→ **PROBLEM TO SOLVE**:
Repeat word for word the lines from the top of the records through the line containing "const pctM = [0, 100, 100];", and skip the pictures.

[Charts and diagrams as code]
------------------------------------------------
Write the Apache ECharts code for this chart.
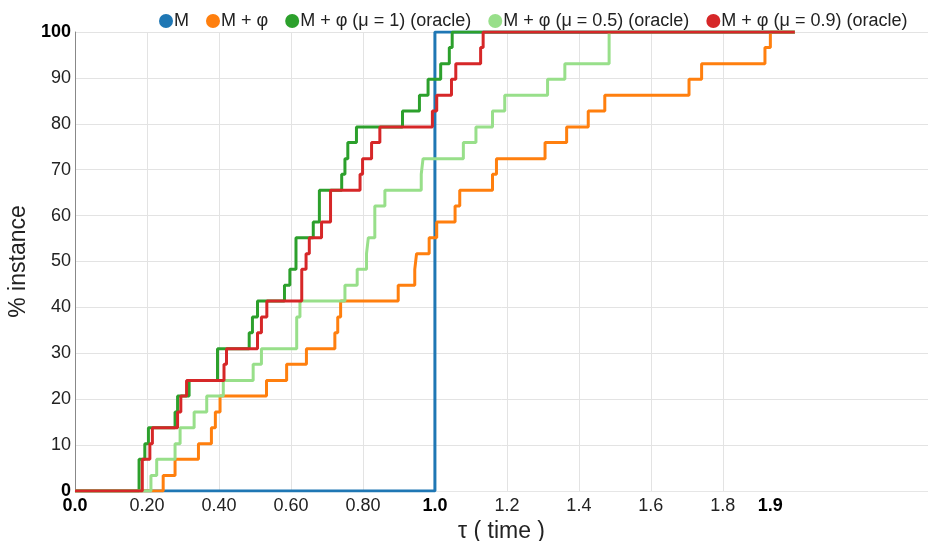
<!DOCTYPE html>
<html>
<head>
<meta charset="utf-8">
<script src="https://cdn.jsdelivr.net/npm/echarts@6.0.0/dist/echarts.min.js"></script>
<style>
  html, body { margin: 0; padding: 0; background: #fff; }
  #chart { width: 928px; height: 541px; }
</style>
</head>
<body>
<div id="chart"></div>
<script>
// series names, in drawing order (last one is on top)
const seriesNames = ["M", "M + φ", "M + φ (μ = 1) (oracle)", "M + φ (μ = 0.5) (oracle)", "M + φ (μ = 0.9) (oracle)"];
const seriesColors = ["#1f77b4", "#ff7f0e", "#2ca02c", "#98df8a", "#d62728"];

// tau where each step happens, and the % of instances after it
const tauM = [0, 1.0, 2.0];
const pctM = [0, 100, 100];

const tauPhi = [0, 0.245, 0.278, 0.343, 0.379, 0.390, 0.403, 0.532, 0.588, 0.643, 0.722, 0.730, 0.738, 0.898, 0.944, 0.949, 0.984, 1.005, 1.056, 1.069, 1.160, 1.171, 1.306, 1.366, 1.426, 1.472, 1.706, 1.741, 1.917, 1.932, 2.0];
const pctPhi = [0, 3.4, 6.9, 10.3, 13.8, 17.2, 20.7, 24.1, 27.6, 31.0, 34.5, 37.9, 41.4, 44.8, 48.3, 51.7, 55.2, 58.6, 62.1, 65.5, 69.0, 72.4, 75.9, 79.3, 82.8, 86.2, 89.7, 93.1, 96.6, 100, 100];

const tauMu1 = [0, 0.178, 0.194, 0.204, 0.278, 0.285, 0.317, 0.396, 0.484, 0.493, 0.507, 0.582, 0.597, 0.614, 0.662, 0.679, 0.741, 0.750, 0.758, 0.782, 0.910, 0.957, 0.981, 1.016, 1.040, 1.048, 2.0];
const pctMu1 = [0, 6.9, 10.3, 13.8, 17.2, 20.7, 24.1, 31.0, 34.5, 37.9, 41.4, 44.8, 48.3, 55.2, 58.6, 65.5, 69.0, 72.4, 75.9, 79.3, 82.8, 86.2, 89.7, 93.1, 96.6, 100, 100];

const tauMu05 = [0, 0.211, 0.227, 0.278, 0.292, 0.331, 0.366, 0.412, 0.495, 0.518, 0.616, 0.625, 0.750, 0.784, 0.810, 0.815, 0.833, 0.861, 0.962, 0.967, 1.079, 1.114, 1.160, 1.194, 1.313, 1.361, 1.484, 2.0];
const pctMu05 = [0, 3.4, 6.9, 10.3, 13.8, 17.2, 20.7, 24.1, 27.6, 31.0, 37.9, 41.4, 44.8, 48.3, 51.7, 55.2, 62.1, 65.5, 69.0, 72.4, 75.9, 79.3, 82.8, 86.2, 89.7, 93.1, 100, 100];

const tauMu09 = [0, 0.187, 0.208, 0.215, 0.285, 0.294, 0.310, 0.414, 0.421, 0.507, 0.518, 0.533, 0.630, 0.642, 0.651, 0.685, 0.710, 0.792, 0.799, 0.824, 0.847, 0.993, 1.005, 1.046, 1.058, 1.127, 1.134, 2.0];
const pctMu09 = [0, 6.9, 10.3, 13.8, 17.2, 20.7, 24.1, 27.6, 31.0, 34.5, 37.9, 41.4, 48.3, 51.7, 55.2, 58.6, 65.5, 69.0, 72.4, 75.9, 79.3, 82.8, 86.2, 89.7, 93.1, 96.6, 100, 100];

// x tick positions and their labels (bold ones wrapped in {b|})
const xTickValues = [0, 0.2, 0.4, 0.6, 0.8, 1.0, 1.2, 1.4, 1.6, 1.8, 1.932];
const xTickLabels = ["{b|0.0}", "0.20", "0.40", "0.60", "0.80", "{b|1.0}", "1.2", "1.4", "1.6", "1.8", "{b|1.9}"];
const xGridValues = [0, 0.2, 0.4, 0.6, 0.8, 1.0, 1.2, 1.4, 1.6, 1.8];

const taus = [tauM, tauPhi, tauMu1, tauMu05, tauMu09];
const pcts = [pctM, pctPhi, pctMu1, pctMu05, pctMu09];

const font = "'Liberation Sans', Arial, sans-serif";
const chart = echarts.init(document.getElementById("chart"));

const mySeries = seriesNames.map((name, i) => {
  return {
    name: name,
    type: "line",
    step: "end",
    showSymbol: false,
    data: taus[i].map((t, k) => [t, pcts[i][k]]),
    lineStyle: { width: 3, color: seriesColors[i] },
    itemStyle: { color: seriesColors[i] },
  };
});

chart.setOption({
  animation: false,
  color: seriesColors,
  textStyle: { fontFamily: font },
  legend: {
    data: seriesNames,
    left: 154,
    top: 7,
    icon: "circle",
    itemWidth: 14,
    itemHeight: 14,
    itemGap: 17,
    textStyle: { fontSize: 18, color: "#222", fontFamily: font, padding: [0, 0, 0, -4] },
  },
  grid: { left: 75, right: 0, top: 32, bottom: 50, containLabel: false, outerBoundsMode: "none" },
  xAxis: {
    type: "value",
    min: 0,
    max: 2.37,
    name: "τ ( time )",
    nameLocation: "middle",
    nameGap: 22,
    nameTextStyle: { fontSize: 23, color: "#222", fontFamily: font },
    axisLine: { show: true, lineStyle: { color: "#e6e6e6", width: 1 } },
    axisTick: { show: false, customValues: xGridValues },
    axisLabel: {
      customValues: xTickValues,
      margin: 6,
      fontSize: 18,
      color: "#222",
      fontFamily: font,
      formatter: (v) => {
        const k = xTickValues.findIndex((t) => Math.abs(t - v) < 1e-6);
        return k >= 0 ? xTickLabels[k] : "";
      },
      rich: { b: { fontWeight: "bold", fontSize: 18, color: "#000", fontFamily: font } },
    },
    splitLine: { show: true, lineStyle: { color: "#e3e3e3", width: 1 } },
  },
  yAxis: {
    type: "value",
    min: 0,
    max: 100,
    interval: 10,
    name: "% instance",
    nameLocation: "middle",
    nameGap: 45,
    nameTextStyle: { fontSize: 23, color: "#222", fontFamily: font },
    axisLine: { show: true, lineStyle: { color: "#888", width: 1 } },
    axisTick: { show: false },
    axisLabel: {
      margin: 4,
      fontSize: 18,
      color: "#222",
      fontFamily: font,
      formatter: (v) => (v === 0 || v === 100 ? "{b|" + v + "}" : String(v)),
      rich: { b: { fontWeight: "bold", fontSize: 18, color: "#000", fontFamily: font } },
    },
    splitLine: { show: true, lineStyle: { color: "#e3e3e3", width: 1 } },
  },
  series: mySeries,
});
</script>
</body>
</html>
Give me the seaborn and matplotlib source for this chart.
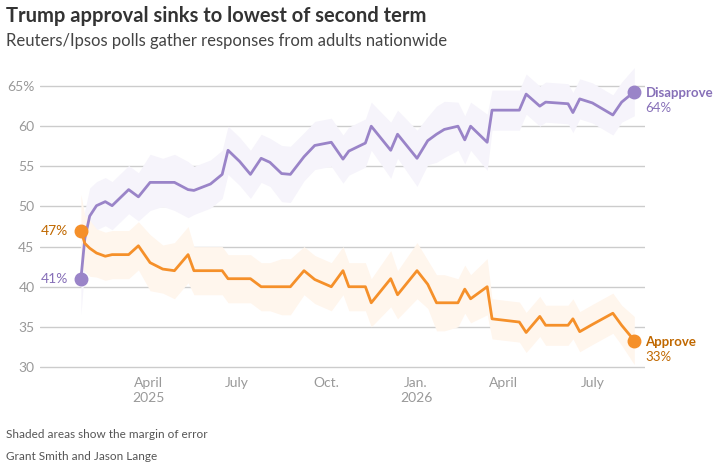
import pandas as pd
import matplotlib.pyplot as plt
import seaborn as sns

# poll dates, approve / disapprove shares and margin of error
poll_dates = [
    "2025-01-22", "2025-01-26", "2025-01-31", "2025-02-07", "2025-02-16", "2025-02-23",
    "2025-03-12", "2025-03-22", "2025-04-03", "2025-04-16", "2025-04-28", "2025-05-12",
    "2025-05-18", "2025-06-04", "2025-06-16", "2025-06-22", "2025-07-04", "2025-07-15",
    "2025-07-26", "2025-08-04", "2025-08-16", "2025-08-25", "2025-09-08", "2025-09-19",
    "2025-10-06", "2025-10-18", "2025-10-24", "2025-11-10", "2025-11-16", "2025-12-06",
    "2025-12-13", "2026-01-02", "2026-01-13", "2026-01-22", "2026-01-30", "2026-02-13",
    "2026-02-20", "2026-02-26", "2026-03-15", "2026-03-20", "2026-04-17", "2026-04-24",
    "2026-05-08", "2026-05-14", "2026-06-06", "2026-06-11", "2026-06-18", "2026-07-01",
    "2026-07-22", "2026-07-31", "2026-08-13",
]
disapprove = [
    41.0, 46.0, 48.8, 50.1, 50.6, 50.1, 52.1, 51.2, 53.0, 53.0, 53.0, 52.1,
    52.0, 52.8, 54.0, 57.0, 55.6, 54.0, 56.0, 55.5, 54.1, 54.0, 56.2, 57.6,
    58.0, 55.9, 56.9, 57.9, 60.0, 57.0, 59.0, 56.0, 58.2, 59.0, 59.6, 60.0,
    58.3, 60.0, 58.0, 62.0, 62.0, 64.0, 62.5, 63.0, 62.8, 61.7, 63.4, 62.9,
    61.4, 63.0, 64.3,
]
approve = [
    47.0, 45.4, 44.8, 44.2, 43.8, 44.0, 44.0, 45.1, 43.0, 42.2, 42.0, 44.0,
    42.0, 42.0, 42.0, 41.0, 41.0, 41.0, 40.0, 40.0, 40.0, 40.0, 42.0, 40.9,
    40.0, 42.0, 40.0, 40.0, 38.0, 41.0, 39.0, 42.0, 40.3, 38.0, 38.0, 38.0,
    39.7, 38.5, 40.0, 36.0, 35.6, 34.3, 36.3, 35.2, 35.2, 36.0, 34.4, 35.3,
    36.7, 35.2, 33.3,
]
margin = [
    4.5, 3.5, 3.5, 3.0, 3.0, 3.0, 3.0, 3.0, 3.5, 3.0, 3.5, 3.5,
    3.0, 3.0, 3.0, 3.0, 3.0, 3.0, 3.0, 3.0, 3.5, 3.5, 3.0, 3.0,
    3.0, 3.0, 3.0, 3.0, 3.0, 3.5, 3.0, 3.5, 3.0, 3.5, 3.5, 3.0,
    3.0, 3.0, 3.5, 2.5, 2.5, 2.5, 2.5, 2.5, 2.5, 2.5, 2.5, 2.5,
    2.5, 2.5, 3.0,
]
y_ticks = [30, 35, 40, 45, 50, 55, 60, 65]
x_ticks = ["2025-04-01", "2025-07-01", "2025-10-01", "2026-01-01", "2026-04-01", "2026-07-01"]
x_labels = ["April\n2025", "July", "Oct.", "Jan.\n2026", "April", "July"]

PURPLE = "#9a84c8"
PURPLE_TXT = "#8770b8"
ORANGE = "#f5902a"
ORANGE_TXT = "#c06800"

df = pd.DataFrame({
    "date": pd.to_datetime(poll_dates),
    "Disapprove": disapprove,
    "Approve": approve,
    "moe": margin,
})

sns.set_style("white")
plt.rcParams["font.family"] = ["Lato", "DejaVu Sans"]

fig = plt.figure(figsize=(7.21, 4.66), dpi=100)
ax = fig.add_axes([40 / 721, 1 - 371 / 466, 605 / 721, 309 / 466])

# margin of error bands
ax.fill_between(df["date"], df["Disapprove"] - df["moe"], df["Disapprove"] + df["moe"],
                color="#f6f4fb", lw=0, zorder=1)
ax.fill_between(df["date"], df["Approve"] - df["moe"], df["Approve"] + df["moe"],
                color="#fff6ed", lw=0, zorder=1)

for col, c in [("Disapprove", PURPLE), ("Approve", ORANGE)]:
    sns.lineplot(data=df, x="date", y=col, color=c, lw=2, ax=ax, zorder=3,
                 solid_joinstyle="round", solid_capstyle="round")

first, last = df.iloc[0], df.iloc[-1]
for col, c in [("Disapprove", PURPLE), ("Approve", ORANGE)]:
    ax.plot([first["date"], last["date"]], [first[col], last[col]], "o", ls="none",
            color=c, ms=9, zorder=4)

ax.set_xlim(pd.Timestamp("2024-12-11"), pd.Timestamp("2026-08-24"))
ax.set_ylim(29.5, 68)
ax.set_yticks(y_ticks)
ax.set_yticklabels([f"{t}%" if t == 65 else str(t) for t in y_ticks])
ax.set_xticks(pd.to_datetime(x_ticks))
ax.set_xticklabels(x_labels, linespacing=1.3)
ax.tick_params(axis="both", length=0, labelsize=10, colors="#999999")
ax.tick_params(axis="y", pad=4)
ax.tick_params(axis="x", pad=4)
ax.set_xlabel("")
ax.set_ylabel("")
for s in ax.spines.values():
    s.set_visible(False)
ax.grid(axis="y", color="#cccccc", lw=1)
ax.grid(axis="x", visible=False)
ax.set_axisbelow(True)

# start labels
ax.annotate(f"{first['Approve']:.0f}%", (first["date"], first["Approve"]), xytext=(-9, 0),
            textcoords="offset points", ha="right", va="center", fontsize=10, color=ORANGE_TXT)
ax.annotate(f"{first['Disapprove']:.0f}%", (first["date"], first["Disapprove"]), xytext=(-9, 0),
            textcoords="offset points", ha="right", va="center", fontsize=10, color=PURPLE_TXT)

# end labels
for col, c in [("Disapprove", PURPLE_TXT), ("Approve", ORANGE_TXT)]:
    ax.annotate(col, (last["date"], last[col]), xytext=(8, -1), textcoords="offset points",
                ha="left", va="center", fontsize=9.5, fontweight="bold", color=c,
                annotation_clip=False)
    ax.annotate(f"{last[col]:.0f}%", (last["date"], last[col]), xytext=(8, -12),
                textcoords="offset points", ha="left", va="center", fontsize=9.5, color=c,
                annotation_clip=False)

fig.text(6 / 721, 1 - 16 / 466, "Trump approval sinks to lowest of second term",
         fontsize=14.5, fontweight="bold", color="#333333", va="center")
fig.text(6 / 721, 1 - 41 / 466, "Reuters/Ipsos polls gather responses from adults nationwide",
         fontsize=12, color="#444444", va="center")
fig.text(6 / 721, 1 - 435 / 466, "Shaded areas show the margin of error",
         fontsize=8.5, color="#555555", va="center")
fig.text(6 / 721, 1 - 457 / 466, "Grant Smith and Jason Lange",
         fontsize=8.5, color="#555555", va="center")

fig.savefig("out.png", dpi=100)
------------------------------------------------
→ **FINISHED EXERCISE**:
Write the Apache ECharts code for this chart.
<!DOCTYPE html>
<html>
<head>
<meta charset="utf-8">
<script src="https://cdn.jsdelivr.net/npm/echarts@6.0.0/dist/echarts.min.js"></script>
<style>
  html, body { margin: 0; padding: 0; background: #fff; }
  #chart { width: 928px; height: 541px; }
</style>
</head>
<body>
<div id="chart"></div>
<script>
// series names, in drawing order (last one is on top)
const seriesNames = ["M", "M + φ", "M + φ (μ = 1) (oracle)", "M + φ (μ = 0.5) (oracle)", "M + φ (μ = 0.9) (oracle)"];
const seriesColors = ["#1f77b4", "#ff7f0e", "#2ca02c", "#98df8a", "#d62728"];

// tau where each step happens, and the % of instances after it
const tauM = [0, 1.0, 2.0];
const pctM = [0, 100, 100];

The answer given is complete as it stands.